Vibe coding compresses months of development into hours, inviting non-technical staff to describe what they want and get a live application in return. Marketing teams build campaign trackers, operations teams build vendor intake forms, and finance teams assemble board dashboards—then connect them directly to production systems and, often, publish them to the open internet. Under tight deadlines, access control misconfiguration is almost guaranteed: default-public deployments, weak or missing authentication, and admin-level privileges tied to a shared URL. The result is a quiet wave of AI app security vulnerabilities embedded inside ordinary business workflows. Builders are not bypassing rules out of malice; they are following the cues the platforms give them, while governance, security training, and guardrails lag behind. The artifact has changed from a single AI prompt to a live product, and the risk surface has expanded with it.

Why Traditional Security Stacks Failed to See 380,000 Public Assets

The exposure of more than 380,000 public assets shows how AI-built applications slip through gaps in today’s security stack. Endpoint detection and response tools see a browser process, not a user building and publishing an app inside a tab. Data loss prevention focuses on known channels, so it can flag someone pasting records into a chat, but not a vibe-coded app moving data cloud-to-cloud via API. CASB tools are tuned for SaaS vendors with clear identities, not thousands of custom apps sitting on a single platform’s subdomains. Firewall and SSE products see traffic to a legitimate domain but lack context about the specific application or its access model. None of these tools are broken; the activity lives at the session layer, where identity, OAuth grants, data flows, and publish events all occur in one seamless browser session that current controls rarely monitor end-to-end.

Managing Supply Chain Security Risks in AI-Built Apps

These AI-generated apps are now part of the digital supply chain, pulling data from sanctioned systems and shaping decisions, yet they bypass normal procurement, architecture, and security review. That creates supply chain security risks inside the enterprise itself: untracked integrations, opaque dependencies on AI platforms, and fragmented audit trails around who granted which access and when. According to Red Access, the platform underneath may be audited, but the applications built on top of it are not. To reduce enterprise data exposure, organizations need new vetting paths for AI-generated code and configurations: inventories of apps and their connections, policies defining acceptable data types, and minimum authentication standards for anything exposed to the public web. Without these steps, every enthusiastic “citizen developer” can unintentionally add another blind spot to the enterprise attack surface.

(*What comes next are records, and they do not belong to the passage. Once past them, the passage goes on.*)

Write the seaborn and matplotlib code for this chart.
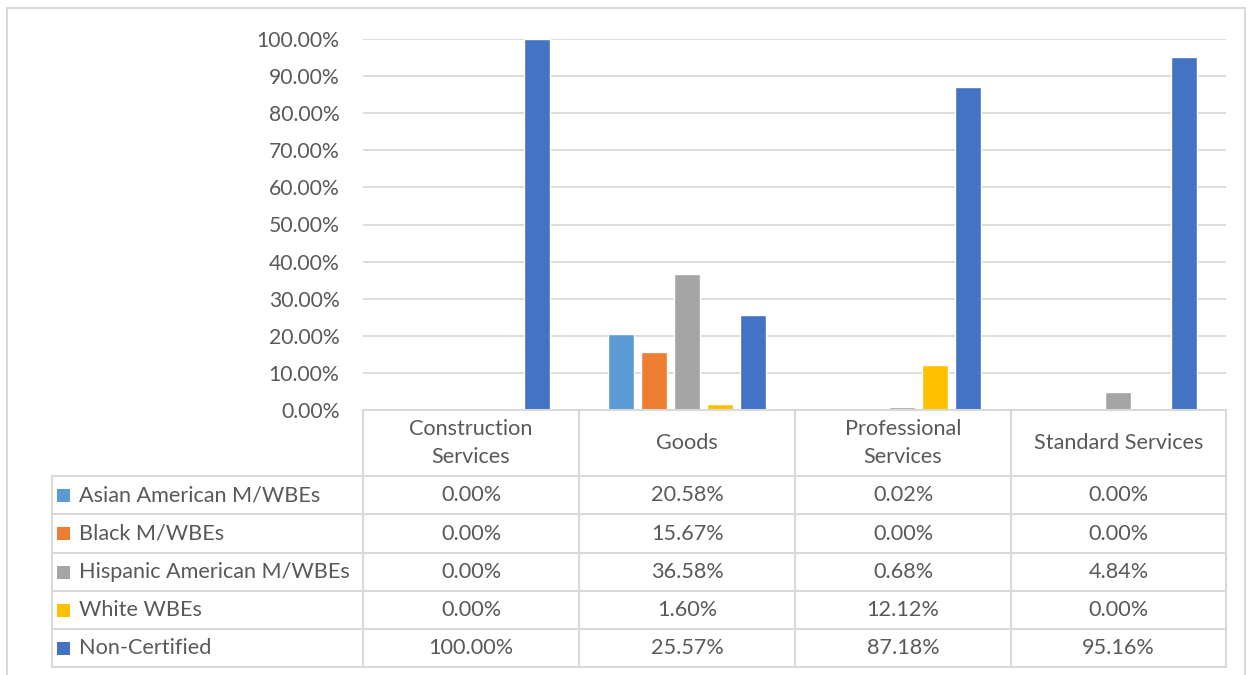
import matplotlib
matplotlib.use("Agg")
import matplotlib.pyplot as plt
from matplotlib.lines import Line2D
from matplotlib.patches import Rectangle
import seaborn as sns
import pandas as pd

# Spend share by work category and firm group
categories = ["Construction Services", "Goods", "Professional Services", "Standard Services"]
header_labels = ["Construction\nServices", "Goods", "Professional\nServices", "Standard Services"]
groups = ["Asian American M/WBEs", "Black M/WBEs", "Hispanic American M/WBEs", "White WBEs", "Non-Certified"]
asian_american = [0.00, 20.58, 0.02, 0.00]
black = [0.00, 15.67, 0.00, 0.00]
hispanic_american = [0.00, 36.58, 0.68, 4.84]
white_wbe = [0.00, 1.60, 12.12, 0.00]
non_certified = [100.00, 25.57, 87.18, 95.16]
y_ticks = [0, 10, 20, 30, 40, 50, 60, 70, 80, 90, 100]

colors = ["#5B9BD5", "#ED7D31", "#A5A5A5", "#FFC000", "#4472C4"]
text_color = "#595959"
line_color = "#D9D9D9"

series = [asian_american, black, hispanic_american, white_wbe, non_certified]
rows = []
for g, vals in zip(groups, series):
    for c, v in zip(categories, vals):
        rows.append({"Category": c, "Group": g, "Share": v})
df = pd.DataFrame(rows)

sns.set_theme(style="white")
plt.rcParams["font.family"] = ["Lato", "DejaVu Sans"]

W, H = 1252, 675
fig = plt.figure(figsize=(W / 100, H / 100), dpi=100)


def fx(px):
    return px / W


def fy(py):
    return 1 - py / H


ax_left, ax_right, ax_top, ax_bottom = 363, 1226, 39, 410
ax = fig.add_axes([fx(ax_left), fy(ax_bottom), fx(ax_right - ax_left), fy(ax_top) - fy(ax_bottom)])

sns.barplot(data=df, x="Category", y="Share", hue="Group", order=categories, hue_order=groups,
            palette=colors, width=0.764, gap=0.21, saturation=1, ax=ax, legend=False)

ax.set_ylim(0, 100)
ax.set_xlim(-0.5, len(categories) - 0.5)
ax.set_yticks(y_ticks)
ax.set_yticklabels([f"{t:.2f}%" for t in y_ticks])
ax.tick_params(axis="y", length=0, pad=17, labelsize=15.2, labelcolor=text_color)
ax.set_xticks([])
ax.set_xlabel("")
ax.set_ylabel("")
ax.yaxis.grid(True, color=line_color, linewidth=1.3)
ax.set_axisbelow(True)
for s in ax.spines.values():
    s.set_visible(False)

# Outer chart border
fig.patches.append(Rectangle((fx(7), fy(690)), fx(1245 - 7), fy(8) - fy(690),
                             transform=fig.transFigure, fill=False,
                             edgecolor=line_color, linewidth=1.5))

# Data table beneath the plot
col_edges = [363, 579, 795, 1011, 1226]
row_edges = [476, 514, 553, 591, 629, 667]
label_left = 52
header_top = 410
lw = 1.5


def hline(y, x0, x1):
    fig.add_artist(Line2D([fx(x0), fx(x1)], [fy(y), fy(y)], color=line_color, linewidth=lw))


def vline(x, y0, y1):
    fig.add_artist(Line2D([fx(x), fx(x)], [fy(y0), fy(y1)], color=line_color, linewidth=lw))


hline(header_top, col_edges[0], col_edges[-1])
for y in row_edges:
    hline(y, label_left, col_edges[-1])
for x in col_edges:
    vline(x, header_top, row_edges[-1])
vline(label_left, row_edges[0], row_edges[-1])

fs = 15.6
header_mid = (header_top + row_edges[0]) / 2
for i, lab in enumerate(header_labels):
    cx = (col_edges[i] + col_edges[i + 1]) / 2
    fig.text(fx(cx), fy(header_mid), lab, ha="center", va="center", fontsize=fs,
             color=text_color, linespacing=1.45)

for r, (g, vals, col) in enumerate(zip(groups, series, colors)):
    cy = (row_edges[r] + row_edges[r + 1]) / 2
    sq = 13
    fig.patches.append(Rectangle((fx(57), fy(cy + sq / 2)), fx(sq), fy(cy - sq / 2) - fy(cy + sq / 2),
                                 transform=fig.transFigure, facecolor=col, edgecolor="none"))
    fig.text(fx(79), fy(cy), g, ha="left", va="center", fontsize=fs, color=text_color)
    for i, v in enumerate(vals):
        cx = (col_edges[i] + col_edges[i + 1]) / 2
        fig.text(fx(cx), fy(cy), f"{v:.2f}%", ha="center", va="center", fontsize=fs, color=text_color)

fig.savefig("out.png", dpi=100, facecolor="white")
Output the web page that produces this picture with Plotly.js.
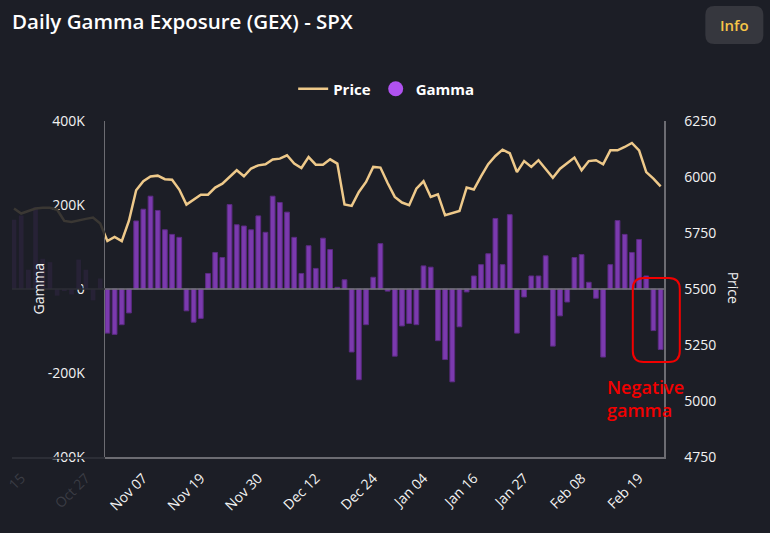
<!DOCTYPE html>
<html>
<head>
<meta charset="utf-8">
<script src="https://cdn.plot.ly/plotly-3.0.1.min.js"></script>
<style>
  html, body { margin: 0; padding: 0; background: #1c1e26; }
  #chart { width: 770px; height: 533px; }
</style>
</head>
<body>
<div id="chart"></div>
<script>
// ---- Data ----
// Earlier days, scrolled out of the main view (drawn faded)
const fadedDates = ['Oct 14','Oct 15','Oct 16','Oct 17','Oct 18','Oct 21','Oct 22','Oct 23','Oct 24','Oct 25','Oct 27','Oct 29','Oct 30'];
const fadedGamma = [165000, 175000, 46000, 195000, 72000, 64000, -16000, -5000, -13000, 70000, 46000, -27000, 25000];
const fadedPrice = [5859, 5837, 5848, 5859, 5863, 5863, 5854, 5804, 5799, 5807, 5813, 5819, 5792];

// Visible days
const dates = ['Oct 31','Nov 01','Nov 04','Nov 05','Nov 06','Nov 07','Nov 08','Nov 11','Nov 12','Nov 13',
  'Nov 14','Nov 15','Nov 18','Nov 19','Nov 20','Nov 21','Nov 22','Nov 25','Nov 26','Nov 27',
  'Nov 29','Nov 30','Dec 02','Dec 03','Dec 04','Dec 05','Dec 06','Dec 09','Dec 11','Dec 12',
  'Dec 13','Dec 16','Dec 17','Dec 18','Dec 19','Dec 20','Dec 23','Dec 24','Dec 26','Dec 27',
  'Dec 30','Dec 31','Jan 02','Jan 03','Jan 04','Jan 06','Jan 07','Jan 08','Jan 10','Jan 13',
  'Jan 15','Jan 16','Jan 17','Jan 21','Jan 22','Jan 23','Jan 24','Jan 26','Jan 27','Jan 29',
  'Jan 30','Jan 31','Feb 03','Feb 04','Feb 05','Feb 07','Feb 08','Feb 10','Feb 11','Feb 12',
  'Feb 13','Feb 14','Feb 17','Feb 18','Feb 19','Feb 20','Feb 21','Feb 24'];

const gamma = [-105000,-108000,-85000,-57000,162000,190000,221000,187000,141000,130000,
  123000,-52000,-79000,-70000,37000,87000,75000,201000,153000,150000,
  141000,174000,135000,221000,206000,183000,123000,37000,103000,49000,
  121000,94000,4000,22000,-150000,-216000,-85000,28000,108000,-5000,
  -160000,-88000,-82000,-85000,55000,52000,-123000,-168000,-221000,-90000,
  -7000,31000,58000,84000,168000,58000,177000,-105000,-19000,31000,
  31000,79000,-136000,-64000,-31000,75000,82000,16000,-22000,-162000,
  58000,163000,130000,87000,118000,31000,-99000,-144000];

const price = [5714,5732,5714,5805,5941,5981,6002,6006,5990,5988,
  5944,5877,5899,5921,5921,5953,5970,6000,6030,6003,
  6038,6052,6057,6078,6082,6097,6060,6040,6089,6055,
  6055,6079,6060,5877,5871,5933,5978,6045,6042,5973,
  5911,5886,5874,5948,5981,5911,5923,5829,5839,5848,
  5953,5944,6003,6057,6094,6122,6106,6022,6071,6045,
  6075,6037,5997,6037,6060,6087,6030,6071,6075,6057,
  6119,6119,6134,6152,6119,6022,5993,5958];

const xTickDates = ['Nov 07','Nov 19','Nov 30','Dec 12','Dec 24','Jan 04','Jan 16','Jan 27','Feb 08','Feb 19'];
const fadedTickDates = ['Oct 15','Oct 27'];
const fadedTickText = ['15','Oct 27'];
const gammaTicks = [-400000,-200000,0,200000,400000];
const gammaTickText = ['-400K','-200K','0','200K','400K'];
const priceTicks = [4750,5000,5250,5500,5750,6000,6250];

// ---- Geometry / style ----
const W = 770, H = 533;
const M = {l: 12, r: 106.3, t: 121, b: 76};
const PW = W - M.l - M.r, PH = H - M.t - M.b;
const px = x => (x - M.l) / PW;
const py = y => (H - M.b - y) / PH;
const split = px(105);

const allDates = fadedDates.concat(dates);
const allGamma = fadedGamma.concat(gamma);
const allPrice = fadedPrice.concat(price);
const nFaded = fadedDates.length;

function rrect(x0, y0, x1, y1, r) {
  const P = (x, y) => px(x).toFixed(5) + ',' + py(y).toFixed(5);
  return 'M' + P(x0 + r, y0) + ' L' + P(x1 - r, y0) + ' Q' + P(x1, y0) + ' ' + P(x1, y0 + r) +
    ' L' + P(x1, y1 - r) + ' Q' + P(x1, y1) + ' ' + P(x1 - r, y1) +
    ' L' + P(x0 + r, y1) + ' Q' + P(x0, y1) + ' ' + P(x0, y1 - r) +
    ' L' + P(x0, y0 + r) + ' Q' + P(x0, y0) + ' ' + P(x0 + r, y0) + ' Z';
}

const FONT = 'Open Sans, Noto Sans, sans-serif';
const BG = '#1c1e26';
const AXIS = '#6c6c72';
const FADE_AXIS = '#2c2e36';
const RED = '#f20000';

const traces = [
  // faded (scrolled-out) part
  {type: 'bar', x: allDates, y: allGamma, xaxis: 'x2', yaxis: 'y', width: 0.66,
   marker: {color: '#272236', line: {width: 0}}, showlegend: false, hoverinfo: 'skip'},
  {type: 'scatter', mode: 'lines', x: allDates, y: allPrice, xaxis: 'x2', yaxis: 'y2',
   line: {color: '#3a3733', width: 2.5}, showlegend: false, hoverinfo: 'skip'},
  // main view
  {type: 'bar', name: 'Gamma', x: allDates, y: allGamma, xaxis: 'x', yaxis: 'y', width: 0.66,
   marker: {color: '#7b3aae', line: {color: '#5b2b82', width: 1}}, showlegend: false},
  {type: 'scatter', mode: 'lines', name: 'Price', x: allDates, y: allPrice, xaxis: 'x', yaxis: 'y2',
   line: {color: '#eec98a', width: 2.5}},
  // legend marker for Gamma (no data)
  {type: 'scatter', mode: 'markers', name: 'Gamma', x: [null], y: [null], xaxis: 'x', yaxis: 'y',
   marker: {color: '#b052f0', size: 15, symbol: 'circle'}}
];

const tickFont = {family: FONT, size: 14, color: '#f2f2f2', weight: 500};

const layout = {
  width: W, height: H,
  paper_bgcolor: BG, plot_bgcolor: BG,
  margin: M,
  hovermode: false, dragmode: false,
  title: {text: 'Daily Gamma Exposure (GEX) - SPX', xref: 'container', yref: 'container',
    x: 12 / W, xanchor: 'left', y: 1 - 22 / H, yanchor: 'middle',
    font: {family: FONT, size: 20.5, color: '#ffffff', weight: 600}},
  showlegend: true,
  legend: {orientation: 'h', x: px(386), xanchor: 'center', y: py(89), yanchor: 'middle',
    font: {family: FONT, size: 15, color: '#ffffff', weight: 700}, bgcolor: 'rgba(0,0,0,0)',
    itemwidth: 30, traceorder: 'normal'},
  xaxis: {type: 'category', categoryorder: 'array', categoryarray: allDates,
    domain: [split, 1], range: [nFaded - 0.33, nFaded + 77.47], anchor: 'y',
    tickmode: 'array', tickvals: xTickDates, tickangle: -45, tickfont: tickFont,
    ticks: 'outside', ticklen: 6, tickcolor: 'rgba(0,0,0,0)',
    showline: true, linecolor: AXIS, linewidth: 1.5, showgrid: false, zeroline: false, fixedrange: true},
  xaxis2: {type: 'category', categoryorder: 'array', categoryarray: allDates,
    domain: [0, split], range: [-0.28, nFaded - 0.33], anchor: 'y',
    tickmode: 'array', tickvals: fadedTickDates, ticktext: fadedTickText, tickangle: -45,
    tickfont: {family: FONT, size: 14, color: '#3a3c44', weight: 500},
    ticks: 'outside', ticklen: 6, tickcolor: 'rgba(0,0,0,0)',
    showline: true, linecolor: FADE_AXIS, linewidth: 1.5, showgrid: false, zeroline: false, fixedrange: true},
  yaxis: {range: [-400000, 400000], anchor: 'x', tickmode: 'array', tickvals: gammaTicks, ticktext: gammaTickText,
    tickfont: tickFont, ticks: 'outside', ticklen: 16, tickcolor: 'rgba(0,0,0,0)',
    showline: true, linecolor: AXIS, linewidth: 1.5, showgrid: false, zeroline: false, fixedrange: true},
  yaxis2: {range: [4750, 6250], overlaying: 'y', side: 'right', anchor: 'x',
    tickmode: 'array', tickvals: priceTicks, tickfont: tickFont,
    ticks: 'outside', ticklen: 16, tickcolor: 'rgba(0,0,0,0)',
    showline: true, linecolor: AXIS, linewidth: 1.5, showgrid: false, zeroline: false, fixedrange: true},
  shapes: [
    {type: 'line', xref: 'x domain', yref: 'y', x0: 0, x1: 1, y0: 0, y1: 0, layer: 'above',
     line: {color: '#76767c', width: 1.5}},
    {type: 'line', xref: 'x2 domain', yref: 'y', x0: 0, x1: 1, y0: 0, y1: 0, layer: 'above',
     line: {color: FADE_AXIS, width: 1.5}},
    {type: 'path', xref: 'paper', yref: 'paper', path: rrect(632.5, 278, 679.5, 362, 11),
     line: {color: RED, width: 2}, fillcolor: 'rgba(0,0,0,0)', layer: 'above'},
    {type: 'path', xref: 'paper', yref: 'paper', path: rrect(705, 6, 763, 44, 9),
     line: {width: 0}, fillcolor: '#36373e', layer: 'above'}
  ],
  annotations: [
    {text: 'Gamma', xref: 'paper', yref: 'paper', x: px(37.5), y: py(289), textangle: -90,
     showarrow: false, xanchor: 'center', yanchor: 'middle',
     font: {family: FONT, size: 14, color: '#f2f2f2', weight: 500}},
    {text: 'Price', xref: 'paper', yref: 'paper', x: px(734), y: py(288), textangle: 90,
     showarrow: false, xanchor: 'center', yanchor: 'middle',
     font: {family: FONT, size: 14, color: '#f2f2f2', weight: 500}},
    {text: 'Negative<br>gamma', xref: 'paper', yref: 'paper', x: px(605), y: py(398),
     showarrow: false, xanchor: 'left', yanchor: 'middle', align: 'left',
     font: {family: FONT, size: 18, color: RED, weight: 600}},
    {text: 'Info', xref: 'paper', yref: 'paper', x: px(734), y: py(25),
     showarrow: false, xanchor: 'center', yanchor: 'middle',
     font: {family: FONT, size: 15, color: '#f7c548', weight: 600}}
  ]
};

Plotly.newPlot('chart', traces, layout, {displayModeBar: false, staticPlot: true});
</script>
</body>
</html>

A Practical Playbook: Discover, Map, Sanction, and Monitor

Fixing this problem starts with visibility rather than new tools. Security leaders should begin with discovery by asking staff what they have built on AI development platforms, framing it as inventory, not a hunt for violations. Next comes mapping: for each surfaced application, record which corporate systems it connects to, how it authenticates, and whether the URL is publicly reachable—the strongest short-term signal of risk. Then define a sanctioned path that names approved platforms, clarifies safe data categories, and sets baseline access control requirements, so builders know where to go instead of hiding their work. Finally, accept that this is not a one-time project. New AI-built apps appear every week, so monitoring must move closer to the session layer, where build actions, OAuth grants, data flows, and publish events can be tied back to real users and governed continuously.